Twin Peaks: Fire Walk with Me at 30!
It’s crazy, looking back, how quickly the original Twin Peaks epoch came and gone. The original series debuted on ABC in April of 1990, becoming an instant phenomenon that spring, and having fans obsessing over it for that entire summer, leading up to the second season premiere this fall. The mainstream success faded, however, over the course of the second season, and the show was canceled in the summer of 1991.
The David Lynch-directed Twin Peaks: Fire Walk With Me arrived just a year after the cancellation, in August of 1990, 30 years ago this week. With the mainstream phenomenon over, the film barely made a dent at the box office.
This was not much of a surprise- Fire Walk With Me isn’t the slightest bit accessible, even by Lynch standards. It has a prologue with no resolution, a bizarre sequence involving David Bowie, and some instances of sex and violence that go far beyond anything the Twin Peaks series brought to network television. And it had at its center a non-movie star who was originally hired to play a corpse.
But as with most things Twin Peaks, Fire Walk With Me has both undergone a critical reappraisal in the years since, and emerged, rightly, as a cult classic. That’s due, mostly, to the committed and one-of-a-kind Twin Peaks fan base, which has now lasted a generation.
Fire Walk With Me is an oddly structured film, even for Lynch. It begins with the story of FBI agent Chet Desmond (singer Chris Isaak) investigating the murder of Teresa Banks and then suddenly disappearing, something that remained unresolved not only in the movie itself but in all future Twin Peaks projects. The action shifts to the Philadelphia FBI office, so original series hero Agent Cooper (Kyle MacLachlan) can show up briefly, along with an even weirder cameo from David Bowie, which must have been pretty jarring for anyone watching who didn’t hear about it ahead of time.
About 45 minutes in, we get the main story, which is the final week in the life of Laura Palmer (Sheryl Lee.) We see her various love affairs, the complications of her life, and her slow realization that BOB, the demonic entity seeking to possess her, has actually taken over the body of her own father Leland (Ray Wise.) The film ends with her murder, along with an epilogue set in the Black Lodge.
There aren’t a lot of surprises, since most of what happens in the Laura story was previously laid out in the original series and ancillary projects, like the “Secret Diary of Laura Palmer” book. But what Fire Walk With Me did not do was tie up loose ends of the series, or solve many of its mysteries.
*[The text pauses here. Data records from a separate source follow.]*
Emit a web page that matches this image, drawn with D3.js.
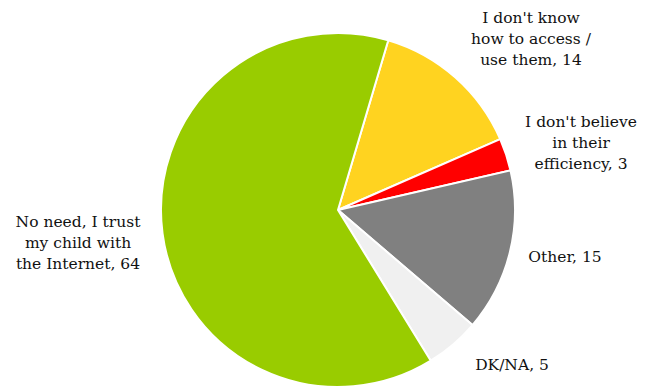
<!DOCTYPE html>
<html>
<head>
<meta charset="utf-8">
<script src="https://cdn.jsdelivr.net/npm/d3@7"></script>
<style>
  body { margin: 0; background: #fff; }
  svg { display: block; }
  .lbl { font-family: "DejaVu Serif", Georgia, serif; font-size: 15.5px; fill: #111; }
</style>
</head>
<body>
<div class="chart"></div>
<script>
var W = 648, H = 389;

// data, clockwise from the slice just right of 12 o'clock
var categories = ["I don't know how to access / use them", "I don't believe in their efficiency", "Other", "DK/NA", "No need, I trust my child with the Internet"];
var values = [14, 3, 15, 5, 64];
var colors = ["#FFD320", "#FF0000", "#808080", "#F0F0F0", "#99CC00"];
// label lines as wrapped in the picture
var labelLines = [
  ["I don't know", "how to access /", "use them, 14"],
  ["I don't believe", "in their", "efficiency, 3"],
  ["Other, 15"],
  ["DK/NA, 5"],
  ["No need, I trust", "my child with", "the Internet, 64"]
];
// label anchor (centre x, first baseline y)
var labelPos = [[531, 23], [581, 127], [565, 262], [512, 370], [78, 227]];

var cx = 338, cy = 210, r = 177;
var startDeg = 16.5;

var svg = d3.select(".chart").append("svg")
    .attr("width", W)
    .attr("height", H);

var pie = d3.pie()
    .sort(null)
    .value(function(d) { return d; })
    .startAngle(startDeg * Math.PI / 180)
    .endAngle(startDeg * Math.PI / 180 + 2 * Math.PI);

var arc = d3.arc().innerRadius(0).outerRadius(r);

var g = svg.append("g").attr("transform", "translate(" + cx + "," + cy + ")");

g.selectAll("path")
  .data(pie(values))
  .enter().append("path")
    .attr("d", arc)
    .attr("fill", function(d, i) { return colors[i]; })
    .attr("stroke", "#fff")
    .attr("stroke-width", 2)
    .attr("stroke-linejoin", "round");

// labels
var lbl = svg.append("g").selectAll("text")
  .data(labelLines)
  .enter().append("text")
    .attr("class", "lbl")
    .attr("text-anchor", "middle")
    .attr("x", function(d, i) { return labelPos[i][0]; })
    .attr("y", function(d, i) { return labelPos[i][1]; });

lbl.selectAll("tspan")
  .data(function(d, i) { return d.map(function(t) { return {t: t, x: labelPos[i][0]}; }); })
  .enter().append("tspan")
    .attr("x", function(d) { return d.x; })
    .attr("dy", function(d, j) { return j === 0 ? 0 : 21; })
    .text(function(d) { return d.t; });
</script>
</body>
</html>
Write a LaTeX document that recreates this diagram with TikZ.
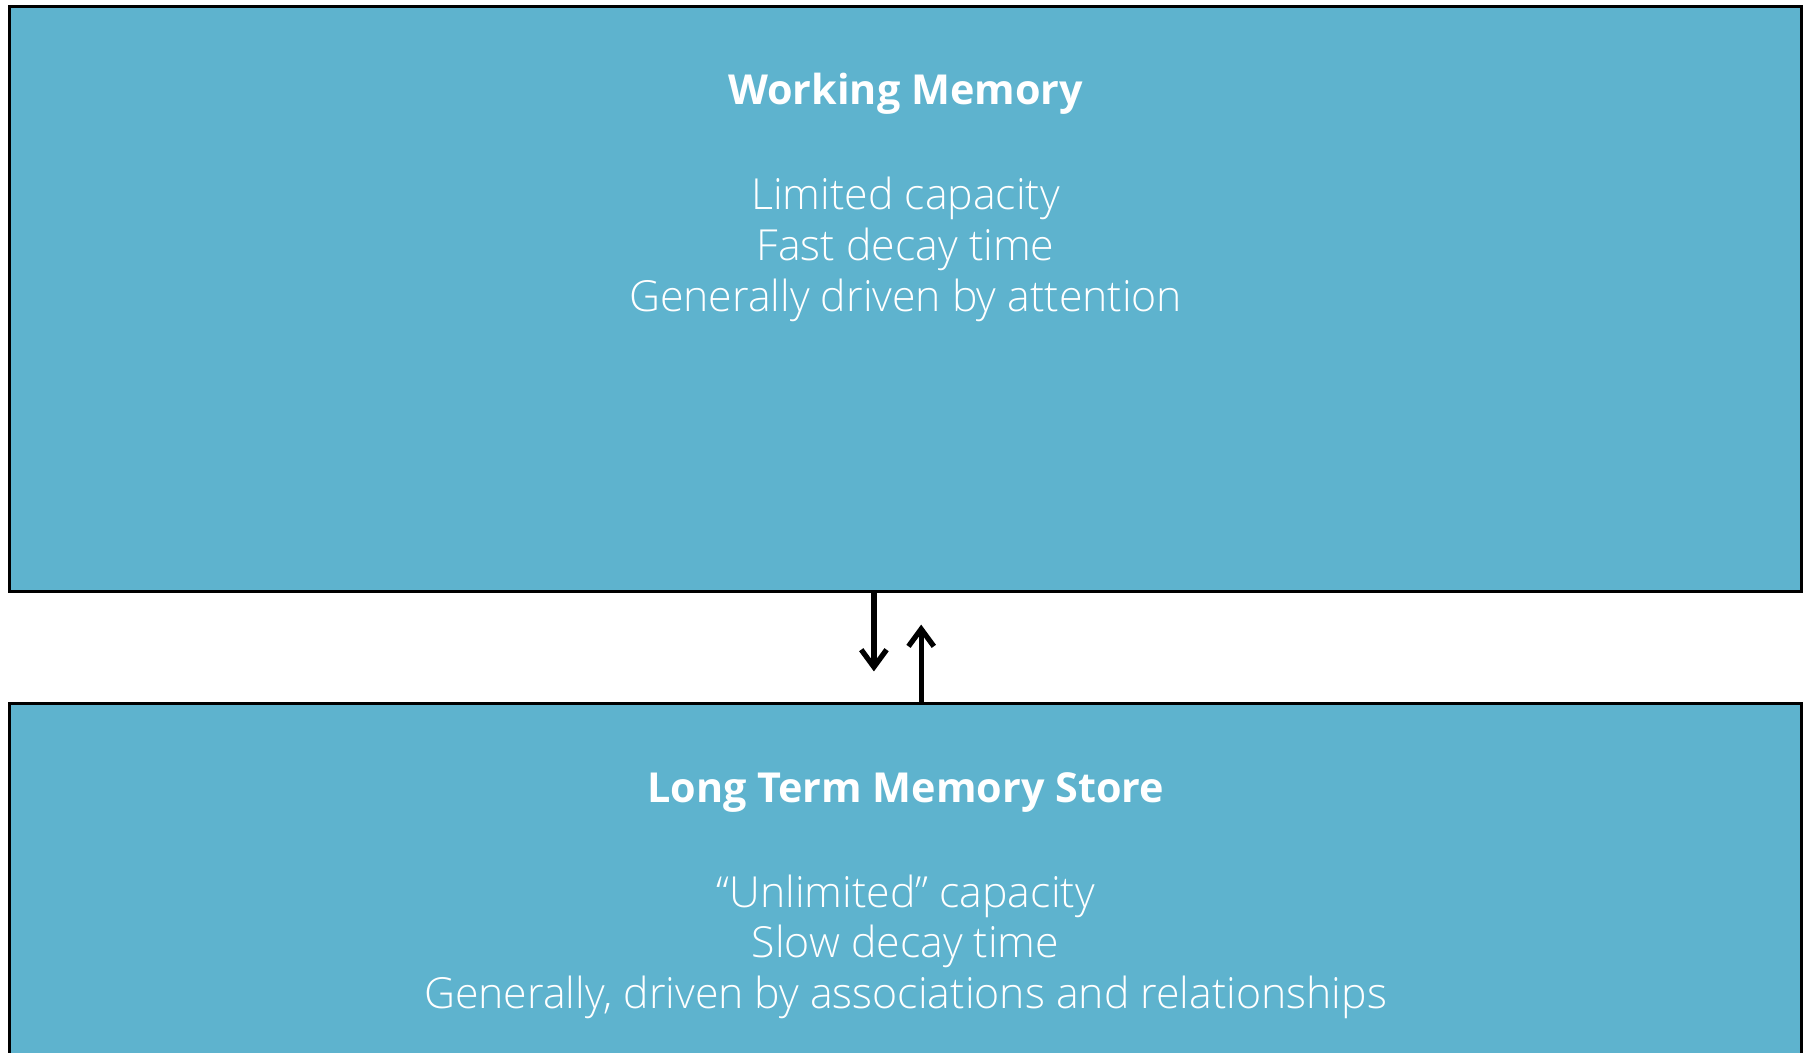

But what’s especially jarring is how much darker Fire Walk With Me is than the Twin Peaks series. That show, like Blue Velvet and so much of Lynch’s work, is about the darkness within and below classic Americana. There’s next to none of the latter in the 1992 movie- not a lot of apple pie or time spent in diners. Instead, there’s a great deal of murder, rape, and orgies.
Lee more than capably carries the movie, except for the part where she was 25 at the time of production, and not the slightest bit convincing as someone who’s in high school. Wise also nails the trickiest role of all, as the outwardly decent man taken over by evil. Moira Kelly replaced Lara Flynn Boyle as Donna, with Sherilyn Fenn’s Audrey not in the film for some reason.
I remember thinking at the time that there was probably a four, or five-hour cut somewhere out there of Fire Walk With Me that made perfect sense, and indeed a massive amount of deleted scenes were released in 2014 as The Missing Pieces. Then again, I was 14 when the movie came out and I’m sure I was too young to get it.
Of course, Twin Peaks ended up being revived in 2017, for the 18 episodes of Twin Peaks: The Return. The plot of the revival ended up having way more to do with Fire Walk With Me than expected, and it was just as inscrutable, leaving much more unexplained than explained.
It might not be the best of Twin Peaks, never reaching the highest highs of either Season 1 or The Return. But Fire Walk With Me is a key part of the Twin Peaks mythology.